Monday, February 23, 2015

AFT Awards: Best Actor in a Supporting Role

This is the third category of the 8th Annual AFT Film Awards to be announced. The AFT Awards are my own personal choices for the best in film of each year and the best in television of each season. The AFT Film Awards include the traditional Oscar categories and a number of additional specific honors. Nominees are pictured in the order I’ve ranked them and drawn from a pool of approximately 156 films. Click here to see previous years of this category.

Honorable mentions:
Aaron Paul (Hellion), Andrew Scott (Pride), Ben Mendelsohn (Starred Up), Bill Nighy (Pride), Chris O'Dowd (Calvary), Colm Meaney (Alan Partridge), Deke Garner (Hellion), Dominic West (Pride), Dylan Llewellyn (Frequencies), Ethan Hawke (Boyhood), Fabio Audi (The Way He Looks), Gordon Pinsent (The Grand Seduction), Henrik Rafaelsen (Blind), Jaeden Lieberher (St. Vincent), James Corden (Begin Again), Jeff Goldblum (Le Week-End), Joe Swanberg (Happy Christmas), Johnny Flynn (Song One), Kodi Smit-McPhee (Young Ones), Laurence Fishburne (Rudderless), Mackenzie Crook (One Chance), Marc Hosemann (A Coffee in Berlin), Marius Kolbenstvedt (Blind), Mark Ruffalo (Foxcatcher), Paddy Considine (Pride), Richard E. Grant (Dom Hemingway), Sam Shepard (Cold in July), Scoot McNairy (Frank), Zach Galifianakis (Birdman)

Josh Brolin (Inherent Vice)
Sam Rockwell (Laggies)
Nicholas Hoult (Young Ones)
Demian Bichir (Dom Hemingway)
Anton Yelchin (Rudderless)

The winner:
Edward Norton (Birdman) was electric, maniacal, focused, and brilliant, as an actor well aware of his audience and not keen to merely accept his role for what it is, intensifying an already fantastic and layered film with his nuanced performance.

Other nominees:
Don Johnson (Cold in July) burst onto the scene with such a vigor and energy that contrasted the film’s darkness and somehow managed to be one of its most magnetic parts.
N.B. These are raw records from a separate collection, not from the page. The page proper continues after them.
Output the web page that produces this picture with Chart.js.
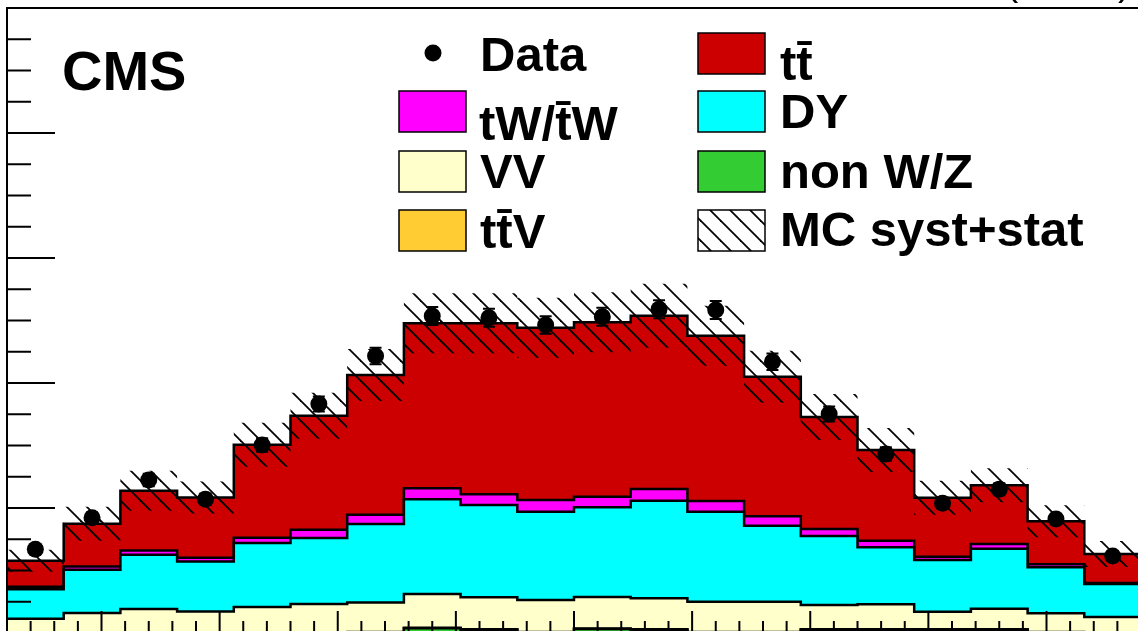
<!DOCTYPE html>
<html>
<head>
<meta charset="utf-8">
<script src="https://cdn.jsdelivr.net/npm/chart.js@4.4.1/dist/chart.umd.min.js"></script>
<style>
html, body { margin: 0; padding: 0; background: #fff; overflow: hidden; }
#wrap { position: relative; width: 1138px; height: 631px; overflow: hidden; }
#c { position: absolute; left: 0; top: 0; display: block; }
</style>
</head>
<body>
<div id="wrap"><canvas id="c" width="1142" height="634"></canvas></div>
<script>
// lepton eta, 20 bins from -2.4 to 2.4
const binEdges = [-2.4, -2.16, -1.92, -1.68, -1.44, -1.2, -0.96, -0.72, -0.48, -0.24, 0,
                  0.24, 0.48, 0.72, 0.96, 1.2, 1.44, 1.68, 1.92, 2.16, 2.4];
const binCenters = [-2.28, -2.04, -1.8, -1.56, -1.32, -1.08, -0.84, -0.6, -0.36, -0.12,
                    0.12, 0.36, 0.6, 0.84, 1.08, 1.32, 1.56, 1.8, 2.04, 2.28];

// MC stack, bottom to top (events / bin)
const nonWZ = [1, 1, 1, 1, 1, 1, 2, 19, 13, 2, 16, 13, 2, 2, 13, 13, 13, 13, 2, 1];
const ttV   = [2, 2, 2, 2, 2, 2, 2, 2, 2, 2, 2, 2, 2, 2, 2, 2, 2, 2, 2, 2];
const vv    = [54, 77, 93, 83, 101, 113, 118, 135, 128, 128, 126, 124, 121, 121, 97, 100, 70, 82, 75, 61];
const dy    = [118, 173, 217, 200, 256, 264, 314, 379, 369, 353, 359, 390, 360, 304, 276, 228, 207, 240, 184, 132];
const tw    = [10, 13, 17, 15, 21, 33, 37, 44, 43, 47, 42, 47, 43, 38, 28, 26, 13, 19, 12, 4];
const ttbar = [104, 171, 239, 241, 372, 456, 559, 660, 684, 689, 698, 693, 661, 558, 448, 363, 236, 235, 172, 116];
const mcUnc = [44, 68, 80, 64, 88, 92, 104, 120, 120, 120, 120, 128, 120, 104, 92, 88, 68, 68, 64, 52];

const dataVals = [335, 461, 612, 535, 752, 916, 1108, 1268, 1261, 1232, 1265, 1295, 1292, 1085, 876, 716, 519, 575, 456, 308];
const dataErr  = [18, 21, 25, 23, 27, 30, 33, 36, 36, 35, 36, 36, 36, 33, 30, 27, 23, 24, 21, 18];

const layers = [
    { label: 'non W/Z', values: nonWZ, color: '#33cc33' },
    { label: 'tt\u0304V', values: ttV, color: '#ffcc33' },
    { label: 'VV', values: vv, color: '#ffffcc' },
    { label: 'DY', values: dy, color: '#00ffff' },
    { label: 'tW/t\u0304W', values: tw, color: '#ff00ff' },
    { label: 'tt\u0304', values: ttbar, color: '#cc0000' }
];

const canvas = document.getElementById('c');
const ctx = canvas.getContext('2d');

function makeHatch() {
    const s = 20;
    const c = document.createElement('canvas');
    c.width = s; c.height = s;
    const g = c.getContext('2d');
    g.strokeStyle = '#000';
    g.lineWidth = 1.8;
    [-s, 0, s].forEach(off => {
        g.beginPath();
        g.moveTo(off - 2, -2);
        g.lineTo(off + s + 2, s + 2);
        g.stroke();
    });
    return ctx.createPattern(c, 'repeat');
}
const hatch = makeHatch();

// histogram as step line: one point per bin edge, last edge repeats last bin
function steps(vals) {
    return binEdges.map((x, i) => ({ x: x, y: vals[Math.min(i, vals.length - 1)] }));
}

const cum = [];
let running = binCenters.map(() => 0);
layers.forEach(l => {
    running = running.map((v, i) => v + l.values[i]);
    cum.push(running.slice());
});
const total = running;

const datasets = layers.map((l, k) => ({
    label: l.label,
    data: steps(cum[k]),
    stepped: true,
    borderColor: '#000',
    borderWidth: 2.5,
    backgroundColor: l.color,
    fill: k === 0 ? 'origin' : '-1',
    pointRadius: 0,
    order: 2
}));

datasets.push({
    label: 'unc-lo',
    data: steps(total.map((v, i) => v - mcUnc[i])),
    stepped: true,
    borderColor: 'rgba(0,0,0,0)',
    borderWidth: 1,
    fill: false,
    pointRadius: 0,
    order: 1
});
datasets.push({
    label: 'MC syst+stat',
    data: steps(total.map((v, i) => v + mcUnc[i])),
    stepped: true,
    borderColor: 'rgba(0,0,0,0)',
    borderWidth: 1,
    backgroundColor: hatch,
    fill: '-1',
    pointRadius: 0,
    order: 1
});
datasets.push({
    label: 'Data',
    data: binCenters.map((x, i) => ({ x: x, y: dataVals[i] })),
    showLine: false,
    pointRadius: 8.5,
    pointBackgroundColor: '#000',
    pointBorderWidth: 0,
    order: 0
});

const axesPlugin = {
    id: 'axesPlugin',
    afterDatasetsDraw(chart) {
        const { ctx, chartArea: a, scales: { x, y } } = chart;
        ctx.save();
        ctx.strokeStyle = '#000';
        ctx.lineWidth = 2;
        const seg = (x1, y1, x2, y2) => {
            ctx.beginPath(); ctx.moveTo(x1, y1); ctx.lineTo(x2, y2); ctx.stroke();
        };
        // error bars
        const meta = chart.getDatasetMeta(chart.data.datasets.length - 1);
        meta.data.forEach((pt, i) => {
            const top = y.getPixelForValue(dataVals[i] + dataErr[i]);
            const bot = y.getPixelForValue(dataVals[i] - dataErr[i]);
            seg(pt.x, top, pt.x, bot);
            seg(pt.x - 6, top, pt.x + 6, top);
            seg(pt.x - 6, bot, pt.x + 6, bot);
        });
        // y ticks, inward
        for (let v = 0; v <= 2500; v += 125) {
            const py = y.getPixelForValue(v);
            seg(a.left, py, a.left + (v % 500 === 0 ? 48 : 24), py);
        }
        // x ticks, inward
        for (let i = -24; i <= 24; i++) {
            const px = x.getPixelForValue(i / 10);
            seg(px, a.bottom, px, a.bottom - (i % 5 === 0 ? 22 : 12));
        }
        ctx.strokeRect(a.left, a.top, a.right - a.left, a.bottom - a.top);
        ctx.restore();
    },
    afterDraw(chart) {
        const { ctx } = chart;
        ctx.save();
        ctx.fillStyle = '#000';
        ctx.textBaseline = 'alphabetic';

        // header, mostly cut off at the top
        ctx.font = '39px "Liberation Sans"';
        ctx.textAlign = 'right';
        ctx.fillText('19.7 fb\u207B\u00B9 (8 TeV)', 1131, -5);

        ctx.textAlign = 'left';
        ctx.font = 'bold 56px "Liberation Sans"';
        ctx.fillText('CMS', 62, 90);

        // legend
        ctx.font = 'bold 49px "Liberation Sans"';
        const box = (bx, by, fill) => {
            ctx.fillStyle = fill;
            ctx.fillRect(bx, by, 67, 41);
            ctx.strokeStyle = '#000';
            ctx.lineWidth = 1.5;
            ctx.strokeRect(bx, by, 67, 41);
            ctx.fillStyle = '#000';
        };
        const col = c => layers.find(l => l.label === c).color;

        ctx.beginPath();
        ctx.arc(433, 53, 8.5, 0, Math.PI * 2);
        ctx.fill();
        ctx.fillText('Data', 480, 71);

        box(399, 91, col('tW/t\u0304W'));
        ctx.fillText('tW/t\u0304W', 479, 140);
        box(399, 151, col('VV'));
        ctx.fillText('VV', 480, 188);
        box(399, 210, col('tt\u0304V'));
        ctx.fillText('tt\u0304V', 480, 248);

        box(698, 33, col('tt\u0304'));
        ctx.fillText('tt\u0304', 780, 80);
        box(698, 91, col('DY'));
        ctx.fillText('DY', 780, 128);
        box(698, 151, col('non W/Z'));
        ctx.fillText('non W/Z', 780, 188);
        box(698, 210, hatch);
        ctx.fillText('MC syst+stat', 780, 246);
        ctx.restore();
    }
};

new Chart(ctx, {
    type: 'line',
    data: { datasets: datasets },
    options: {
        responsive: false,
        animation: false,
        devicePixelRatio: 1,
        layout: { autoPadding: false, padding: { left: 7, top: 8, right: 1, bottom: 1 } },
        plugins: { legend: { display: false }, tooltip: { enabled: false } },
        scales: {
            x: { type: 'linear', min: -2.4, max: 2.4, display: false },
            y: { type: 'linear', min: 0, max: 2500, display: false }
        }
    },
    plugins: [axesPlugin]
});
</script>
</body>
</html>
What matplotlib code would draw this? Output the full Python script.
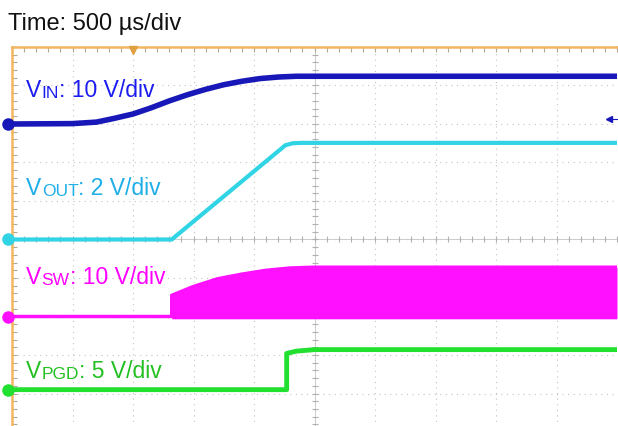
import numpy as np
import matplotlib.pyplot as plt

plt.rcParams["font.family"] = ["Liberation Sans", "DejaVu Sans"]

# -----------------------------------------------------
# Scope settings (screen is 10 x 10 divisions)
# -----------------------------------------------------

TIME_PER_DIV = 0.5  # ms  (500 us/div)

# channel ground positions (divisions from bottom) and scales (V/div)
VIN_GND, VIN_SCALE = 8.0, 10.0
VOUT_GND, VOUT_SCALE = 5.0, 2.0
VSW_GND, VSW_SCALE = 3.0, 10.0
VPGD_GND, VPGD_SCALE = 1.1, 5.0

# -----------------------------------------------------
# Waveforms (time in ms, volts)
# -----------------------------------------------------

vin_t = [0, 0.5, 0.7, 0.85, 1.0, 1.15, 1.3, 1.45, 1.6, 1.75, 1.9, 2.05, 2.2, 2.35, 5.0]
vin_v = [0, 0.1, 0.5, 1.5, 2.6, 4.2, 6.0, 7.6, 9.0, 10.2, 11.1, 11.8, 12.2, 12.4, 12.4]

vout_t = [0, 1.32, 2.26, 2.32, 2.4, 5.0]
vout_v = [0, 0, 4.9, 5.0, 5.02, 5.02]

vsw_t = [0, 1.32, 1.32, 1.5, 1.7, 1.9, 2.1, 2.3, 2.5, 5.0]
vsw_v = [0, 0, 5.5, 7.8, 9.8, 11.0, 12.0, 12.6, 12.8, 12.8]

vpgd_t = [0, 2.27, 2.27, 2.35, 2.5, 5.0]
vpgd_v = [0, 0, 4.7, 5.0, 5.2, 5.2]

C_VIN, C_VIN_TXT = "#1818b8", "#1c1cf0"
C_VOUT, C_VOUT_TXT = "#30d4e4", "#1eaee8"
C_VSW, C_VSW_TXT = "#ff10ff", "#ff00ff"
C_VPGD, C_VPGD_TXT = "#22e030", "#22c022"
ORANGE = "#f2b660"
GRID = "#c4c4c4"

W, H = 618, 426


def div(v, gnd, scale):
    return gnd + np.asarray(v) / scale


# -----------------------------------------------------
# Figure
# -----------------------------------------------------

fig = plt.figure(figsize=(W / 100, H / 100), dpi=100)
ax = fig.add_axes([12 / W, (H - 432) / H, 605 / W, 385 / H])
ax.set_xlim(0, 10 * TIME_PER_DIV)
ax.set_ylim(0, 10)
ax.set_xticks([])
ax.set_yticks([])
for side in ["right", "bottom"]:
    ax.spines[side].set_visible(False)
for side in ["left", "top"]:
    ax.spines[side].set_color(ORANGE)
    ax.spines[side].set_linewidth(1.8)

# dotted graticule
for k in range(1, 11):
    ax.axvline(k * TIME_PER_DIV, color=GRID, lw=0.8, ls=(0, (1, 4)), zorder=0)
for k in range(1, 10):
    ax.axhline(k, color=GRID, lw=0.8, ls=(0, (1, 4)), zorder=0)

# center lines with minor ticks
ax.axhline(5, color="#cccccc", lw=0.7, zorder=0)
ax.axvline(2.5, color="#cccccc", lw=0.7, zorder=0)
mt = np.arange(0, 5.001, TIME_PER_DIV / 5)
mv = np.arange(0, 10.001, 0.2)
ax.plot(mt, np.full(len(mt), 5), ls="none", marker="|", ms=5, color="#b0b0b0", mew=0.8, zorder=0)
ax.plot(np.full(len(mv), 2.5), mv, ls="none", marker="_", ms=5, color="#b0b0b0", mew=0.8, zorder=0)
# border ticks
ax.plot(mt, np.full(len(mt), 9.95), ls="none", marker="|", ms=4, color="#b0a890", mew=0.8, clip_on=False)
ax.plot(np.full(len(mv), 0.02), mv, ls="none", marker="_", ms=5, color="#b0a890", mew=0.8, clip_on=False)

# trigger position marker
ax.plot([1.0], [9.93], marker="v", ms=6, color="#e0a040", clip_on=False, zorder=5)
# trigger level marker
ax.plot([4.93], [8.13], marker="<", ms=4, color=C_VIN, clip_on=False, zorder=5)
ax.plot([4.93, 5.0], [8.13, 8.13], color=C_VIN, lw=0.8, clip_on=False, zorder=5)

# traces
ax.fill_between(vsw_t, VSW_GND - 0.06, div(vsw_v, VSW_GND, VSW_SCALE),
                where=np.asarray(vsw_v) > 0, color=C_VSW, lw=0, zorder=2)
ax.plot(vsw_t, div(vsw_v, VSW_GND, VSW_SCALE), color=C_VSW, lw=2.5, zorder=2)
ax.plot(vin_t, div(vin_v, VIN_GND, VIN_SCALE), color=C_VIN, lw=4, zorder=3)
ax.plot(vout_t, div(vout_v, VOUT_GND, VOUT_SCALE), color=C_VOUT, lw=3, zorder=3)
ax.plot(vpgd_t, div(vpgd_v, VPGD_GND, VPGD_SCALE), color=C_VPGD, lw=3.5, zorder=3)

# ground markers
for gnd, col in [(VIN_GND, C_VIN), (VOUT_GND, C_VOUT), (VSW_GND, C_VSW), (VPGD_GND, C_VPGD)]:
    ax.plot([-0.03], [gnd], marker="o", ms=8, color=col, clip_on=False, zorder=6)

# -----------------------------------------------------
# Labels
# -----------------------------------------------------

fig.text(8 / W, 1 - 30 / H, "Time: 500 \u00b5s/div", fontsize=17, color="#111111", va="baseline")


def channel_label(x, y, sub, rest, color):
    t1 = fig.text(x / W, 1 - y / H, "V", fontsize=16.5, color=color, va="baseline")
    t2 = ax.annotate(sub, xy=(1, 0), xycoords=t1, xytext=(0.3, 0.9), textcoords="offset points",
                     fontsize=12.5, color=color, va="bottom")
    ax.annotate(rest, xy=(1, 0), xycoords=t2, xytext=(0, -0.9), textcoords="offset points",
                fontsize=16.5, color=color, va="bottom")


channel_label(26, 97, "IN", ": 10 V/div", C_VIN_TXT)
channel_label(26, 195, "OUT", ": 2 V/div", C_VOUT_TXT)
channel_label(26, 284, "SW", ": 10 V/div", C_VSW_TXT)
channel_label(26, 378, "PGD", ": 5 V/div", C_VPGD_TXT)

fig.savefig("out.png", dpi=100)
plt.close(fig)
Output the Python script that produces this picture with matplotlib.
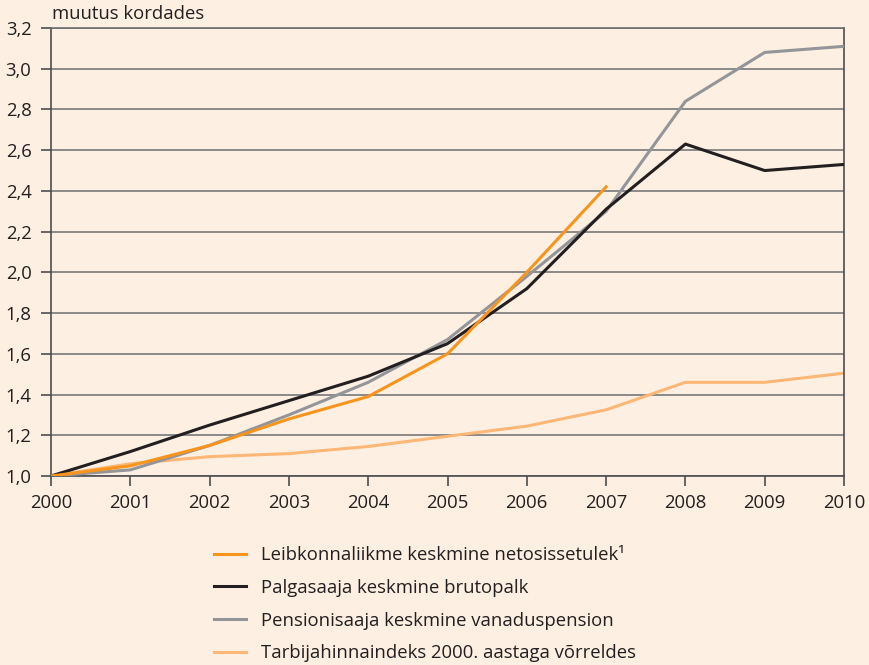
import matplotlib.pyplot as plt

years = [2000, 2001, 2002, 2003, 2004, 2005, 2006, 2007, 2008, 2009, 2010]
leibkond = [1.0, 1.05, 1.15, 1.28, 1.39, 1.60, 2.00, 2.42]
palk = [1.0, 1.12, 1.25, 1.37, 1.49, 1.65, 1.92, 2.31, 2.63, 2.50, 2.53]
pension = [1.0, 1.03, 1.15, 1.30, 1.46, 1.67, 1.98, 2.30, 2.84, 3.08, 3.11]
thi = [1.0, 1.06, 1.095, 1.11, 1.145, 1.195, 1.245, 1.325, 1.46, 1.46, 1.505]

labels = ['Leibkonnaliikme keskmine netosissetulek\u00b9',
          'Palgasaaja keskmine brutopalk',
          'Pensionisaaja keskmine vanaduspension',
          'Tarbijahinnaindeks 2000. aastaga võrreldes']
colors = ['#F7941D', '#231F20', '#939598', '#FDB777']
yticks = [1.0, 1.2, 1.4, 1.6, 1.8, 2.0, 2.2, 2.4, 2.6, 2.8, 3.0, 3.2]

bg = '#FDF0E2'
txt = '#231F20'
fs = 13.3
plt.rcParams['font.family'] = ['Open Sans', 'DejaVu Sans']

fig = plt.figure(figsize=(8.69, 6.65), dpi=100, facecolor=bg)
ax = fig.add_axes([51 / 869, 1 - 476 / 665, (844 - 51) / 869, (476 - 28) / 665])
ax.set_facecolor(bg)

ax.plot(years[:len(leibkond)], leibkond, color=colors[0], lw=2.2, label=labels[0], zorder=5)
ax.plot(years, palk, color=colors[1], lw=2.2, label=labels[1], zorder=4)
ax.plot(years, pension, color=colors[2], lw=2.2, label=labels[2], zorder=3)
ax.plot(years, thi, color=colors[3], lw=2.2, label=labels[3], zorder=2)

ax.set_xlim(2000, 2010)
ax.set_ylim(1.0, 3.2)
ax.set_xticks(years)
ax.set_yticks(yticks)
ax.set_yticklabels([f'{v:.1f}'.replace('.', ',') for v in yticks])
ax.grid(axis='y', color='#6D6E71', lw=1.1)
ax.set_axisbelow(True)
for s in ['left', 'right', 'bottom', 'top']:
    ax.spines[s].set_color('#4D4D4F')
    ax.spines[s].set_linewidth(1.2)
ax.spines['top'].set_color('#6D6E71')
ax.tick_params(axis='both', colors='#4D4D4F', labelcolor=txt, labelsize=fs,
               length=7, width=1.2, direction='out')
ax.tick_params(axis='x', pad=6)
ax.tick_params(axis='y', pad=7)

fig.text(52 / 869, 1 - 14 / 665, 'muutus kordades', fontsize=fs, color=txt,
         va='center', ha='left')

fig.legend(loc='upper left', bbox_to_anchor=(214 / 869, 1 - 546 / 665),
           frameon=False, fontsize=fs, labelcolor=txt, handlelength=1.75,
           handletextpad=0.8, labelspacing=0.8, borderpad=0, borderaxespad=0)

fig.savefig('out.png', dpi=100, facecolor=bg)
J.K. Simmons (Whiplash) took pieces of the smaller parts from throughout his career to craft one truly formidable and cruel instructor intent on making his students suffer for failing to achieve perfection. Tye Sheridan (Joe) handed in a fine, mature performance just as strong as his big debut in “Mud” last year, full of just as much hope and wonder but more committed to hard work and the reality of his situation. Jonathan Pryce (Listen Up Philip) brilliantly embodied a writer obsessed with his own intellect, a suitable mentor for the similarly-minded Philip and the source of many fantastic lines.